For teams doing content planning, editorial calendars, and actual writing all in one place, having assistance built into the same tool is a real productivity advantage.
Practical example: A content team that plans all their articles in Notion can highlight a rough brief, click “Improve writing,” and get a cleaned-up version ready for their writer in 30 seconds — without switching to another platform.
Pros:
- Seamlessly integrated into the Notion workspace
- Great for summaries, rewrites, and ideation
- Understands document context
- No extra tool to learn if you already use Notion
Cons:
- Not a replacement for dedicated writing tools
- Less powerful for SEO-focused, long-form content
- Requires a Notion subscription on top of the AI add-on
Pricing: Notion AI is an add-on at ~$10/user/month on top of Notion plans
7. Canva Magic Write
Best for: Visual content creators who need captions, short copy, and content to pair with their designs.
Canva is not traditionally a writing tool, but Magic Write — their built-in text generation feature — deserves a mention because of how it fits into the visual content creation workflow.
If you’re creating social media graphics, presentations, or marketing materials inside Canva, being able to generate and tweak short text without leaving the design editor is surprisingly useful. It handles product taglines, presentation bullet points, event descriptions, and social captions well.
It’s not meant for articles or long-form work. But for creators who live in Canva, it saves constant tab-switching.
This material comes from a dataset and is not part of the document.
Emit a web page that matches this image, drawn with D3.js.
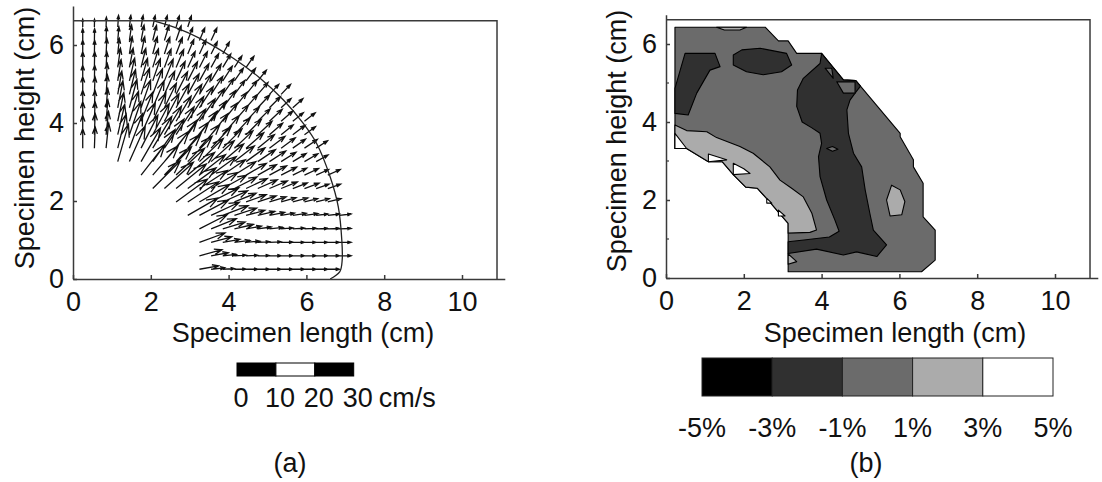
<!DOCTYPE html>
<html><head><meta charset="utf-8">
<script src="https://cdn.jsdelivr.net/npm/d3@7"></script>
<style>
body{margin:0;background:#fff;}
svg text{font-family:"Liberation Sans",Arial,sans-serif;fill:#111;}
</style></head><body>
<svg id="chart" width="1102" height="482"></svg>
<script>
// ---------- data ----------
const xTicks = [0, 2, 4, 6, 8, 10];
const yTicks = [0, 2, 4, 6];
const xLabel = "Specimen length (cm)";
const yLabel = "Specimen height (cm)";
const specimenBox = {width: 10.9, height: 6.62};

// quiver grid (cm)
const colX = [0.25,0.55,0.85,1.15,1.45,1.75,2.05,2.35,2.65,2.95,3.25,3.55,3.85,4.15,4.45,4.75,5.05,5.35,5.65,5.95,6.25,6.55,6.85];
const rowY = [0.25,0.595,0.94,1.285,1.63,1.975,2.32,2.665,3.01,3.355,3.70,4.045,4.39,4.735,5.08,5.425,5.77,6.115,6.46];
const rowStart = [10,10,10,10,9,8,6,5,3,0,0,0,0,0,0,0,0,0,0];
// speed (cm/s) per row, starting at rowStart column
const speed = [
 [5,3.5,3,3,3,3,3,3,3,3,3,3],
 [6,4.5,3.5,3,3,3,3,3,3,3,3,3,3],
 [7,5.5,4.5,4,3.5,3,3,3,3,3,3,3,3],
 [8,7,6,5,4,3.5,3.5,3,3,3,3,3,3],
 [9,8.5,8,7,6,5,4.5,4,3.5,3.5,3.5,3,3,3],
 [10,9.5,9,8,7,6,5.5,5,4.5,4,4,3.5,3.5,3.5],
 [10,10,10,9,8.5,8,7,6.5,6,5.5,5,4.5,4,4,3.5,3.5],
 [10,10,10,10,9,8.5,8,7,6.5,6,5.5,5,4.5,4,4,3.5,3.5],
 [10,10,10,10,10,9.5,9,8.5,8,7,6.5,6,5.5,5,4.5,4,4,3.5],
 [5,5.5,6.5,9,9.5,9.5,9.5,9,9,8.5,8,7.5,7,6.5,6,5.5,5,4.5,4,4,3.5],
 [5,5.5,6,8,9,9,9,8.5,8.5,8,7.5,7,6.5,6,5.5,5,4.5,4,4,3.5],
 [5,5,5.5,7.5,8,8,8,8,7.5,7.5,7,6.5,6,5.5,5,4.5,4.5,4,3.5,3.5],
 [4.5,4.5,5,7,7.5,7.5,7.5,7,7,7,6.5,6,5.5,5,4.5,4.5,4,3.5,3.5],
 [4.5,4.5,5,6,6.5,7,7,6.5,6.5,6,6,5.5,5,4.5,4.5,4,3.5,3.5],
 [4,4,4.5,5.5,6,6,6,6,5.5,5.5,5,5,4.5,4,4,3.5],
 [4,4,4,5,5,5,5,5,5,4.5,4.5,4,4,3.5,3.5],
 [3.5,3.5,4,4,4.5,4.5,4.5,4.5,4.5,4,4,3.5,3.5],
 [3,3,3.5,3.5,4,4,4,4,4,3.5,3.5,3.5],
 [2,2,2.5,3,3,3,3,3,3,3]
];
// direction (degrees from +x) per row
const angle = [
 [10,6,3,1,0,0,0,0,0,0,0,0],
 [15,10,6,3,2,1,0,0,0,0,0,0,0],
 [20,15,10,7,5,3,2,1,0,0,0,0,0],
 [27,22,17,13,10,8,6,5,4,3,2,2,2],
 [30,28,25,21,18,15,13,11,10,9,8,7,7,7],
 [36,33,30,27,24,22,20,18,17,16,15,14,14,14],
 [45,42,39,36,33,31,29,27,25,24,23,22,21,20,19,19],
 [52,49,46,43,40,38,36,34,32,30,29,28,27,26,25,24,24],
 [74,66,60,55,51,48,46,44,42,40,38,36,34,33,32,31,30,29],
 [90,88,84,76,69,63,59,56,53,51,49,47,45,43,41,39,37,36,35,34,33],
 [90,88,84,77,71,66,62,59,57,55,53,51,49,47,45,43,41,39,37,36],
 [90,88,85,78,73,68,65,62,59,57,55,53,51,49,47,45,43,41,39,38],
 [90,88,85,79,75,71,67,64,61,59,57,55,53,51,49,47,45,43,42],
 [90,88,86,80,76,72,69,66,63,61,59,57,55,53,51,49,47,46],
 [90,89,86,81,77,74,71,68,65,63,61,59,57,55,53,51],
 [90,89,87,82,79,76,73,70,67,65,63,61,59,57,55],
 [90,89,87,84,81,78,75,72,69,67,65,63,61],
 [90,89,88,85,82,79,76,73,71,69,67,65],
 [90,89,88,86,83,80,78,76,74,72]
];
const specimenEdge = [[2.08,6.62],[2.67,6.43],[3.26,6.17],[4.12,5.66],[4.81,5.15],[5.41,4.59],[5.92,3.99],[6.26,3.48],[6.61,2.62],[6.82,1.85],[6.91,1.0],[6.92,0.49],[6.86,0.19],[6.61,0.0]];
const scaleTicks = [0, 10, 20, 30];
const scaleUnit = "cm/s";

// strain contour bands (b)
const levels = [-5, -3, -1, 1, 3, 5];
const levelLabels = ["-5%", "-3%", "-1%", "1%", "3%", "5%"];
const levelColors = ["#000000", "#303030", "#6b6b6b", "#ababab", "#ffffff"];
const regionMid = [[0.23,6.43],[2.55,6.43],[2.89,6.08],[3.14,6.08],[3.36,5.76],[4.0,5.76],[4.56,5.08],[4.88,5.06],[6.02,3.71],[6.02,3.62],[6.36,3.03],[6.36,2.85],[6.61,2.43],[6.61,1.57],[6.92,1.23],[6.92,0.46],[6.57,0.16],[3.14,0.16],[3.14,1.4],[2.95,1.62],[2.65,1.97],[2.35,2.3],[2.05,2.33],[1.73,2.65],[1.45,2.98],[1.09,2.98],[0.53,3.32],[0.23,3.32]];
const regionLightLeft = [[0.23,3.92],[0.53,3.78],[1.05,3.75],[1.30,3.6],[1.90,3.37],[2.24,3.20],[2.67,2.85],[2.93,2.51],[3.23,2.30],[3.53,2.08],[3.75,1.66],[3.87,1.23],[3.70,1.17],[3.14,1.15],[3.14,1.4],[2.95,1.62],[2.65,1.97],[2.35,2.3],[2.05,2.33],[1.73,2.65],[1.45,2.98],[1.09,2.98],[0.53,3.32],[0.23,3.32]];
const regionLightIsland = [[5.67,2.0],[5.80,2.38],[6.02,2.26],[6.14,1.96],[6.06,1.62],[5.76,1.59]];
const regionLightTop = [[1.30,6.43],[1.5,6.36],[1.9,6.36],[2.07,6.43]];
const regionLightBottom = [[3.14,0.62],[3.36,0.42],[3.14,0.35]];
const regionWhite1 = [[0.23,3.71],[0.53,3.32],[0.23,3.32]];
const regionWhite2 = [[1.09,3.18],[1.56,3.03],[1.09,2.98]];
const regionWhite3 = [[1.73,2.94],[2.0,2.8],[2.16,2.68],[1.73,2.65]];
const regionWhite4 = [[2.59,2.04],[2.72,1.92],[2.59,1.92]];
const regionWhite5 = [[2.89,1.74],[3.06,1.59],[2.89,1.59]];
const regionDarkA = [[0.23,4.86],[0.49,5.76],[1.26,5.76],[1.39,5.42],[1.13,5.33],[0.79,4.74],[0.57,4.18],[0.23,4.22]];
const regionDarkB = [[1.73,5.72],[1.95,5.85],[2.42,5.89],[3.10,5.76],[3.23,5.46],[2.97,5.29],[2.50,5.21],[2.07,5.29],[1.73,5.46]];
const regionDarkBand = [[4.0,5.76],[3.96,5.5],[3.53,5.12],[3.38,4.82],[3.36,4.4],[3.5,4.0],[3.75,3.85],[3.96,3.71],[4.0,3.45],[3.92,3.11],[3.96,2.60],[4.13,2.0],[4.34,1.49],[4.45,1.2],[4.2,1.05],[3.6,0.98],[3.14,0.93],[3.14,0.63],[3.87,0.74],[4.56,0.59],[4.90,0.67],[5.42,0.55],[5.67,0.85],[5.33,1.23],[5.24,1.66],[5.12,2.26],[5.03,2.85],[4.82,3.2],[4.69,3.71],[4.65,4.31],[4.73,4.56],[4.86,4.74],[5.0,4.92],[4.88,5.06],[4.56,5.08]];
const regionMidTri = [[4.09,5.38],[4.26,5.38],[4.30,5.12]];
const regionMidTrap = [[4.39,5.03],[4.86,5.03],[4.86,4.74],[4.56,4.74]];
const regionMidLens = [[4.13,3.32],[4.28,3.37],[4.42,3.3],[4.28,3.25]];

const panelLabels = ["(a)", "(b)"];

// ---------- drawing ----------
const svg = d3.select("#chart");
const FONT = 27;
const pxPerCm = 38.9, pyPerCm = 39;

function panel(x0, y0, yTop) {
  const x = d3.scaleLinear().domain([0, 11.1]).range([x0, x0 + 11.1 * pxPerCm]);
  const y = d3.scaleLinear().domain([0, yTop]).range([y0, y0 - yTop * pyPerCm]);
  return {x, y};
}
function drawAxes(g, s, labelCx, ylabX, ylabCy) {
  const ax = g.append("g").attr("transform", `translate(0,${s.y(0)})`)
    .call(d3.axisBottom(s.x).tickValues(xTicks).tickFormat(d3.format("d")).tickSize(-4).tickSizeOuter(0).tickPadding(13));
  const ay = g.append("g").attr("transform", `translate(${s.x(0)},0)`)
    .call(d3.axisLeft(s.y).tickValues(yTicks).tickFormat(d3.format("d")).tickSize(-4).tickSizeOuter(0).tickPadding(9));
  [ax, ay].forEach(a => {
    a.selectAll("path,line").attr("stroke", "#3a3a3a").attr("stroke-width", 1.5);
    a.selectAll("text").attr("font-size", FONT).attr("fill", "#111")
      .attr("font-family", "'Liberation Sans',Arial,sans-serif");
  });
  g.append("path")
    .attr("d", `M${s.x(0)},${s.y(specimenBox.height)}H${s.x(specimenBox.width)}V${s.y(0)}`)
    .attr("fill", "none").attr("stroke", "#3a3a3a").attr("stroke-width", 1.5);
  g.append("text").attr("x", labelCx).attr("y", 342).attr("text-anchor", "middle")
    .attr("font-size", FONT).text(xLabel);
  g.append("text").attr("transform", `translate(${ylabX},${ylabCy}) rotate(-90)`)
    .attr("text-anchor", "middle").attr("font-size", FONT).text(yLabel);
}

// ---- panel (a): velocity field ----
const sa = panel(73, 279, 7.0);
const ga = svg.append("g");
const alpha = 0.33, beta = 0.35;
const arrows = [];
speed.forEach((row, i) => {
  row.forEach((sp, k) => {
    const j = rowStart[i] + k;
    arrows.push({x: colX[j], y: rowY[i], s: sp, a: angle[i][k]});
  });
});
const qpath = d3.path();
arrows.forEach(d => {
  const L = d.s / 10; // 10 cm/s = 1 cm
  const u = L * Math.cos(d.a * Math.PI / 180), v = L * Math.sin(d.a * Math.PI / 180);
  const tx = d.x + u, ty = d.y + v;
  const h1x = tx - alpha * (u + beta * v), h1y = ty - alpha * (v - beta * u);
  const h2x = tx - alpha * (u - beta * v), h2y = ty - alpha * (v + beta * u);
  qpath.moveTo(sa.x(d.x), sa.y(d.y)); qpath.lineTo(sa.x(tx), sa.y(ty));
  qpath.moveTo(sa.x(h1x), sa.y(h1y)); qpath.lineTo(sa.x(tx), sa.y(ty)); qpath.lineTo(sa.x(h2x), sa.y(h2y));
});
ga.append("path").attr("d", qpath.toString()).attr("fill", "none")
  .attr("stroke", "#111").attr("stroke-width", 1.3).attr("stroke-linejoin", "miter");
ga.append("path").datum(specimenEdge)
  .attr("d", d3.line().x(d => sa.x(d[0])).y(d => sa.y(d[1])).curve(d3.curveCatmullRom))
  .attr("fill", "none").attr("stroke", "#222").attr("stroke-width", 1.3);
drawAxes(ga, sa, 303, 34, 138);

// velocity scale bar
const sbLeft = 237, sbTop = 363, sbH = 13;
const sbW = v => sa.x(v / 10) - sa.x(0);
const sb = svg.append("g");
d3.pairs(scaleTicks).forEach(([a, b], i) => {
  sb.append("rect").attr("x", sbLeft + sbW(a)).attr("y", sbTop).attr("width", sbW(b) - sbW(a)).attr("height", sbH)
    .attr("fill", i % 2 === 0 ? "#000" : "#fff").attr("stroke", "#000").attr("stroke-width", 1);
});
scaleTicks.forEach(t => {
  sb.append("text").attr("x", sbLeft + sbW(t) + 4).attr("y", 407).attr("text-anchor", "middle")
    .attr("font-size", FONT).text(t);
});
sb.append("text").attr("x", sbLeft + sbW(30) + 25).attr("y", 407).attr("font-size", FONT).text(scaleUnit);

// ---- panel (b): strain contour ----
const sbx = panel(666, 278, 6.75);
const gb = svg.append("g");
const line = d3.line().x(d => sbx.x(d[0])).y(d => sbx.y(d[1])).curve(d3.curveLinearClosed);
const regions = [
  [regionMid, 2], [regionLightLeft, 3], [regionLightIsland, 3], [regionLightTop, 3], [regionLightBottom, 3],
  [regionWhite1, 4], [regionWhite2, 4], [regionWhite3, 4], [regionWhite4, 4], [regionWhite5, 4],
  [regionDarkA, 1], [regionDarkB, 1], [regionDarkBand, 1],
  [regionMidTri, 2], [regionMidTrap, 2], [regionMidLens, 2]
];
regions.forEach(([poly, lv]) => {
  gb.append("path").attr("d", line(poly)).attr("fill", levelColors[lv])
    .attr("stroke", "#000").attr("stroke-width", 1.1).attr("stroke-linejoin", "round");
});
drawAxes(gb, sbx, 895, 626, 141);
gb.selectAll(".minor").data([1, 3, 5]).enter().append("line")
  .attr("x1", sbx.x(0)).attr("x2", sbx.x(0) + 3).attr("y1", d => sbx.y(d)).attr("y2", d => sbx.y(d))
  .attr("stroke", "#3a3a3a").attr("stroke-width", 1.2);

// colour bar
const cb = d3.scaleLinear().domain([levels[0], levels[levels.length - 1]]).range([702, 1053]);
const gc = svg.append("g");
d3.pairs(levels).forEach(([a, b], i) => {
  gc.append("rect").attr("x", cb(a)).attr("y", 358).attr("width", cb(b) - cb(a)).attr("height", 38)
    .attr("fill", levelColors[i]).attr("stroke", "#222").attr("stroke-width", 1);
});
levels.forEach((l, i) => {
  gc.append("text").attr("x", cb(l)).attr("y", 437).attr("text-anchor", "middle")
    .attr("font-size", FONT).text(levelLabels[i]);
});

// panel captions
svg.append("text").attr("x", 290).attr("y", 472).attr("text-anchor", "middle").attr("font-size", FONT).text(panelLabels[0]);
svg.append("text").attr("x", 866).attr("y", 472).attr("text-anchor", "middle").attr("font-size", FONT).text(panelLabels[1]);
</script>
</body></html>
Practical example: A small business owner building an Instagram post for a product launch can design the graphic and generate three caption options with hashtags in the same app, without needing a separate tool for copy.
Pros:
- Built into Canva — no extra tool needed
- Great for short, visual-paired copy
- Easy for non-writers to use
- Comes included with Canva Pro
Cons:
- Limited to anything beyond short-form content
- No SEO features
- Output can be generic without good prompting
Pricing: Included in Canva Pro (~$15/month)
Quick Comparison Table
| Tool | Best Use Case | Long-Form | SEO Features | Starting Price |
|---|---|---|---|---|
| Jasper | Marketing teams | ✅ | ✅ (via Surfer) | ~$49/mo |
| Writesonic | Bloggers & content sites | ✅ | ✅ | ~$16/mo |
| Copy.ai | Quick copy, solopreneurs | Partial | ❌ | ~$36/mo |
| Surfer SEO | SEO optimization | ❌ (editor only) | ✅✅ | ~$89/mo |
| Rytr | Freelancers, beginners | Partial | ❌ | ~$9/mo |
| Notion AI | Team workflows | Partial | ❌ | ~$10/mo add-on |
| Canva Magic Write | Visual content creators | ❌ | ❌ | Included in Pro |
Which One Should You Actually Choose?
Here’s a simple way to decide:
Running a content site focused on SEO? Use Writesonic for drafts and Surfer SEO for optimization. These two together give you a full content pipeline from keyword to published post.
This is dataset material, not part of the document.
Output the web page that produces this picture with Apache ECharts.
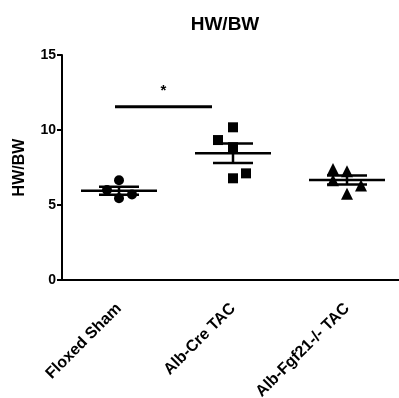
<!DOCTYPE html>
<html>
<head>
<meta charset="utf-8">
<script src="https://cdn.jsdelivr.net/npm/echarts@6/dist/echarts.min.js"></script>
<style>
  html, body { margin: 0; padding: 0; background: #fff; }
  #chart { width: 399px; height: 398px; }
</style>
</head>
<body>
<div id="chart"></div>
<script>
var groups = ['Floxed Sham', 'Alb-Cre TAC', 'Alb-Fgf21-/- TAC'];
var shamVals = [6.65, 5.45, 5.7, 6.0];
var creVals = [10.18, 9.33, 8.85, 6.78, 7.11];
var fgfVals = [7.4, 7.25, 6.65, 5.75, 6.3];
var yTicks = [0, 5, 10, 15];
// significance: [from group, to group, height, label]
var sigBars = [[0, 1, 11.55, '*']];

// jitter in pixels (style only)
var jitter = [[0, 0, 13, -12], [0, -15, 0, 0, 13], [-14, 0, -14, 0, 14]];
var symbols = ['circle', 'rect', 'triangle'];
var allVals = [shamVals, creVals, fgfVals];

var font = 'Arial, "Liberation Sans", sans-serif';

function meanSem(arr) {
  var n = arr.length, m = 0, s = 0;
  arr.forEach(function (v) { m += v; });
  m = m / n;
  arr.forEach(function (v) { s += (v - m) * (v - m); });
  var sd = Math.sqrt(s / (n - 1));
  return [m, sd / Math.sqrt(n)];
}

var statData = allVals.map(function (arr, i) {
  var ms = meanSem(arr);
  return [i, ms[0], ms[1]];
});

var chart = echarts.init(document.getElementById('chart'));

var series = allVals.map(function (arr, i) {
  return {
    type: 'scatter',
    symbol: symbols[i],
    symbolSize: i == 2 ? 12 : 10,
    itemStyle: { color: '#000', opacity: 1 },
    z: 3,
    data: arr.map(function (v, j) {
      return { value: [i, v], symbolOffset: [jitter[i][j], 0] };
    })
  };
});

series.push({
  type: 'custom',
  z: 4,
  data: statData,
  renderItem: function (params, api) {
    var c = api.coord([api.value(0), api.value(1)]);
    var top = api.coord([api.value(0), api.value(1) + api.value(2)]);
    var bot = api.coord([api.value(0), api.value(1) - api.value(2)]);
    var st = { stroke: '#000', lineWidth: 2.5 };
    return {
      type: 'group',
      children: [
        { type: 'line', shape: { x1: c[0] - 38, y1: c[1], x2: c[0] + 38, y2: c[1] }, style: st },
        { type: 'line', shape: { x1: c[0], y1: top[1], x2: c[0], y2: bot[1] }, style: st },
        { type: 'line', shape: { x1: c[0] - 20, y1: top[1], x2: c[0] + 20, y2: top[1] }, style: st },
        { type: 'line', shape: { x1: c[0] - 20, y1: bot[1], x2: c[0] + 20, y2: bot[1] }, style: st }
      ]
    };
  }
});

series.push({
  type: 'custom',
  z: 4,
  data: sigBars,
  renderItem: function (params, api) {
    var a = api.coord([api.value(0), api.value(2)]);
    var b = api.coord([api.value(1), api.value(2)]);
    var x1 = a[0] - 4, x2 = b[0] - 21;
    return {
      type: 'group',
      children: [
        { type: 'line', shape: { x1: x1, y1: a[1], x2: x2, y2: a[1] }, style: { stroke: '#000', lineWidth: 3 } },
        { type: 'text', style: { text: sigBars[params.dataIndex][3], x: (x1 + x2) / 2, y: a[1] - 16, align: 'center', verticalAlign: 'middle', fontSize: 15, fontWeight: 'bold', fontFamily: font, fill: '#000' } }
      ]
    };
  }
});

chart.setOption({
  animation: false,
  backgroundColor: '#fff',
  title: {
    text: 'HW/BW',
    left: 220,
    top: 10,
    textAlign: 'center',
    textStyle: { fontSize: 19, fontWeight: 'bold', fontFamily: font, color: '#000' }
  },
  grid: { left: 62, right: -5, top: 55, bottom: 118, containLabel: false, outerBoundsMode: 'none' },
  xAxis: {
    type: 'category',
    data: groups,
    axisLine: { lineStyle: { color: '#000', width: 2 } },
    axisTick: { alignWithLabel: true, length: 5, lineStyle: { color: '#000', width: 2 } },
    axisLabel: { rotate: 45, margin: 26, fontSize: 16, fontWeight: 'bold', fontFamily: font, color: '#000' }
  },
  yAxis: {
    type: 'value',
    min: yTicks[0],
    max: yTicks[yTicks.length - 1],
    interval: 5,
    name: 'HW/BW',
    nameLocation: 'middle',
    nameGap: 34,
    nameTextStyle: { fontSize: 16, fontWeight: 'bold', fontFamily: font, color: '#000' },
    splitLine: { show: false },
    axisLine: { show: true, lineStyle: { color: '#000', width: 2 } },
    axisTick: { show: true, length: 5, lineStyle: { color: '#000', width: 2 } },
    axisLabel: { margin: 6, fontSize: 14, fontWeight: 'bold', fontFamily: font, color: '#000' }
  },
  series: series
});
</script>
</body>
</html>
Managing multiple clients or brands? Jasper’s brand voice features are worth the higher price. The consistency it maintains across clients saves editing time.
Just starting out or on a tight budget? Rytr is the honest answer. It won’t do everything, but it’ll handle most everyday writing tasks without draining your budget.
Already in Notion every day? Add Notion AI and stop switching between tools for basic writing tasks.
Creating visual content for social? If Canva is your home, Magic Write is right there — use it.
Frequently Asked Questions
Are these tools suitable for non-English content?
Most of them support multiple languages, but the quality varies. Writesonic and Rytr have reasonably good multilingual support. Jasper handles several major languages decently. For regional Indian languages or less common languages, output quality drops significantly and should be reviewed carefully.
Can these tools replace a human writer entirely?
No, and that’s not really the goal. These tools are best used as a starting point — they handle structure, first drafts, and repetitive tasks. A human writer still needs to fact-check, add personal insight, and ensure the final piece reads naturally. The blogs and content pieces that perform best are those where the tool handles the heavy lifting and a real person refines the result.
Do these tools create plagiarism issues?
Not typically — they generate original text rather than copy from existing sources. However, similar prompts can sometimes produce similar outputs across users. Running your final piece through a plagiarism checker (like Copyscape or Grammarly’s plagiarism check) is still a good practice, especially for published content.
How do I get better results from any of these tools?
Specificity helps more than anything else. Instead of prompting “write a blog post about VPNs,” try “write a 1,500-word beginner’s guide to free VPNs for iPhone users in India, focusing on privacy, speed, and ease of use.” The more context you give, the more targeted the output.
Is Surfer SEO worth it if I’m just a solo blogger?
At ~$89/month, it’s a real commitment. If you’re consistently publishing content meant to rank in search and you’re treating your blog as a business, yes — it pays for itself relatively quickly. If you’re publishing occasionally or still finding your niche, hold off and revisit when your content volume increases.
Can I use multiple tools together?
Absolutely — and many experienced creators do. A common stack for content sites is Writesonic for drafts, Surfer SEO for optimization, and Grammarly for final editing. Each tool handles a different layer of the process.
Conclsion
The best writing tool is the one that fits into how you actually work — not the one with the most features or the flashiest demo. Most of these platforms offer free trials or free tiers, so there’s no reason not to test two or three before committing.
If you’re building a content site in 2026, the advantage goes to creators who use these tools smartly — not to replace the writing process, but to make it faster, more consistent, and better structured. The writers who edit well, think critically about their content, and use these tools as assistants (not authors) are the ones producing work that actually earns traffic and reader trust.
Start with one tool, get comfortable with it, and build from there.